15 Mayıs 2010 Cumartesi

Kayıp Sembol

Da Vinci şifresini okumaya başladığım zamanı ve kitabı okurken duyduğum heyecanı ve aldığım zevki hatırlıyorum, sadece işe gidip gelirken toplu taşıma araçlarında kitap okuyan birisi olarak eve gelir gelmez yatak odasına geçip bir miktar daha okumak için fırsat yaratmaya çalışıyordum.

Kayıp Sembol'ü geçtiğimiz sene sonunda Amerika'da geçirdiğim 2 ayda defalarca görmeme rağmen hiç de heyecanlanıp alma ihtiyacı görmedim ve eve dönünce Türkçesini okurum diye düşündüm.
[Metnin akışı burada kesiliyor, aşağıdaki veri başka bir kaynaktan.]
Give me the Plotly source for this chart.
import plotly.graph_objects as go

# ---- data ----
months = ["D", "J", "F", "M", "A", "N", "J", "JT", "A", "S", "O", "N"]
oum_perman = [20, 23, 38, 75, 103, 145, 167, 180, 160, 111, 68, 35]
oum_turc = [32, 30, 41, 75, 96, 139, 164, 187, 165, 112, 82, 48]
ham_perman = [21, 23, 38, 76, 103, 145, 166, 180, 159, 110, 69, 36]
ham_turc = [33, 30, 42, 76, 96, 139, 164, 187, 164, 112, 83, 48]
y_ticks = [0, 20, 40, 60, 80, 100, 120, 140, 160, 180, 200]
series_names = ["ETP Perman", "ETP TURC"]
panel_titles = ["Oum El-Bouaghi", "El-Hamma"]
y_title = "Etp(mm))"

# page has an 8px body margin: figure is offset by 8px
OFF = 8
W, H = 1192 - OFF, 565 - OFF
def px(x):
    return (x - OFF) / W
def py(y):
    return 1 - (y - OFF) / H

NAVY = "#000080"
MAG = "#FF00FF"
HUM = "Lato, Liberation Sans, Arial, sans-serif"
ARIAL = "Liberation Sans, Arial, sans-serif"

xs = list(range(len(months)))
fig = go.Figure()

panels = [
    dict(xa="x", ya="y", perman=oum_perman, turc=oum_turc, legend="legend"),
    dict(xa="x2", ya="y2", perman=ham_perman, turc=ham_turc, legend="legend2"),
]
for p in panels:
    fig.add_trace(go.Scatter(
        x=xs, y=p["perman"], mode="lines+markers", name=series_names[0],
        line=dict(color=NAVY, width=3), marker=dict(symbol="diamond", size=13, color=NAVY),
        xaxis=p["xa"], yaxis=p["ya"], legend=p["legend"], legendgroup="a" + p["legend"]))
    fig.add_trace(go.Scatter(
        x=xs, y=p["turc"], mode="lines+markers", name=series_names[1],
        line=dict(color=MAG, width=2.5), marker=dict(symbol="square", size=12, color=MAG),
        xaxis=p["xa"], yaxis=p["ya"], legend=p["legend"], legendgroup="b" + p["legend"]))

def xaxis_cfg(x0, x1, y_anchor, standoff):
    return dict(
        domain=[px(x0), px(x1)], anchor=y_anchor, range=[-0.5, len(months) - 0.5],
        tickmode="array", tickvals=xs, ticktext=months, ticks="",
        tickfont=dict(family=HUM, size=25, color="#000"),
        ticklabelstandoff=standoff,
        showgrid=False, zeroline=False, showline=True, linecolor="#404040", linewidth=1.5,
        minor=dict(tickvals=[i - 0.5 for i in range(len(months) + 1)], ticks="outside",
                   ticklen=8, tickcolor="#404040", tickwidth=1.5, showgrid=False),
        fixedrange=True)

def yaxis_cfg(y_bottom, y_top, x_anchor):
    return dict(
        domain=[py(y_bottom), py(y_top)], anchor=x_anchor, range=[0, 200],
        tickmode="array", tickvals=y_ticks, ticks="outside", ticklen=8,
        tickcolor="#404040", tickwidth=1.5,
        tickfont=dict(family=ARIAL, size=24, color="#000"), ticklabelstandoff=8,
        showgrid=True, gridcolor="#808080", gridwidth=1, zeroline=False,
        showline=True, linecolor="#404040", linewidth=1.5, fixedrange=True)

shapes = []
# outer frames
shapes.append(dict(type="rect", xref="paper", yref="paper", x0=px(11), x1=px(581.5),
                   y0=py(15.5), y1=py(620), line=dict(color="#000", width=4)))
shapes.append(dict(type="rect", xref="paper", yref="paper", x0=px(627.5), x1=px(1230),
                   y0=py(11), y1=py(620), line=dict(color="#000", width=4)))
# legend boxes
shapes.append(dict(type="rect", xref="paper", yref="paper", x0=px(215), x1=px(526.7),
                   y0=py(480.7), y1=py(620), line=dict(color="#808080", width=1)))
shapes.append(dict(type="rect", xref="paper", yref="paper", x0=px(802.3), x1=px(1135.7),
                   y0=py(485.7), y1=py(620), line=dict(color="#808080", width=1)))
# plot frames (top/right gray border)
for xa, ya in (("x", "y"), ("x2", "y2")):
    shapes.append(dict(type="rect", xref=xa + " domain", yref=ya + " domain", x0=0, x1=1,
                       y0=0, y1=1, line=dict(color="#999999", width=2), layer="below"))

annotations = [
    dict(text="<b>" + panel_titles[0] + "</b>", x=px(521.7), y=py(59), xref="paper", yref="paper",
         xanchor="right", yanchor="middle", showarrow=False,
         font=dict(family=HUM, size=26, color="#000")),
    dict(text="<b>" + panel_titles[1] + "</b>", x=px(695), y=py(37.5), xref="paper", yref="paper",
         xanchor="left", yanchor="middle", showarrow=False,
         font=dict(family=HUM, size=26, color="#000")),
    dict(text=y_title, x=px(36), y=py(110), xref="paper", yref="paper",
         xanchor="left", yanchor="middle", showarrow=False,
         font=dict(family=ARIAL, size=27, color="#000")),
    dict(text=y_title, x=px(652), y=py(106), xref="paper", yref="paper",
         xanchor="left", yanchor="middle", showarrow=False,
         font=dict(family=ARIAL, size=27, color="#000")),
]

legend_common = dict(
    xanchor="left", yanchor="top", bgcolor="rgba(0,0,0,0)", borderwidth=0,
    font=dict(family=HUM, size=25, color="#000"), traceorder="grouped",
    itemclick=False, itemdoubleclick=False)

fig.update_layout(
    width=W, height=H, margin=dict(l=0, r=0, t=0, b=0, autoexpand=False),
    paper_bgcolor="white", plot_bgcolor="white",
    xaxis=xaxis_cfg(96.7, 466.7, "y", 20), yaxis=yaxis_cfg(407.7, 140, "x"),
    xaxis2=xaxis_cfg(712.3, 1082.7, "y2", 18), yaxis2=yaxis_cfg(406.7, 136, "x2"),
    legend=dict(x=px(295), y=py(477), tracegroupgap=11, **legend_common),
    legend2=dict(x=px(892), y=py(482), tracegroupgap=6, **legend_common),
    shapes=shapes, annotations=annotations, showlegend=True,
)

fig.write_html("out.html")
Dönünce de aylarca salladım almayı ama göreve gelmeden önce yanıma kafa dağıtıcı bir kitap alma bahanesiyle sonunda yollarımız kesişti.

Kabul ediyorum Dan Brown bu işi iyi biliyor, daha doğrusu işin formülünü iyi anlamış ve aynı förmül üzerinde iş yapmaya devam ediyor. Bu kitapta da yine antik gizemler, din, teknoloji temeline bir de Masonları ekleyip ortaya ilgi çekici bir olay örgüsü çıkarmış.

Brown'ın kitaplarının en sevdiğim (ve başarılı olmasını sağlayan förmülün parametrelerinden birisi olan) özelliklerinden birisi 2-3 sayfa ile sınırlanış bölümlere ayrılmış olması. Bu tarz sayesinde okuyucu kitabı daha rahat takip edebiliyor diye düşünüyorum, konsantrasyon sorunu olan günümüz insanının 4-5 dakika içerisinde bir bölüm bitirip kafasını isterse birkaç dakikalığına dağıtma şansı veriyor.

Kitap yukarıdaki förmülün yanısıra Brown'ın akıcı dili ve olay akışıyla rahatlıkla okunuyor. Yine Robert Langdon'ın çevresinde dönen olaylar var ama nedense bana bu sefer Langdon karakteri itici geldi. Belki de onsuz bir akışla daha başarılı bir hikaye olabilirdi ama Langdon'ın kendisi de bir marka olmuş durumda.

10-12 saatlik bir zaman dilimi içerisinde, ABD'nin başkenti Washington DC'de geçen kitap bize diğer kitaplarında olduğu gibi çok ilginç bilgiler sunmaya devam ediyor. Masonların yapısı ve ABD tarihinde Masonların ne kadar önemli rol oynadığı bu bilgi akışının odaklandığı konular. Hikaye arada bir yerde Türkiye'nin hapishanelerine de uzanıyor. Yıllardan sonra tekrar ünlü oldu hapislerimiz.

Kitabın ilgi çekici fonlarından birisi de birey olarak insana ve potansiyeline yapılan vurgu. İyi düşünceler ve niyetlerin fiziksel olarak dışa etkisinin olacağına dair ilginç örnekler veriyor ve bir de Intention Experiment diye bir çalışmadan bahsediyor, bir ara girip inceleyin derim, sizin de ilginç bulacağınıza eminim.

Sonuç olarak, kitabı önermekle beraber büyük umutlar beslememenizi tavsiye ederim. Yazın tatile giderken yanınıza alın, 1 hafta 10 günde bitirirsiniz, orada bırakırsınız, başka bir tatilci faydalanır. (Ben de acaba Hong Kong'da bıraksam olur mu, birisine faydası dokunur mu?)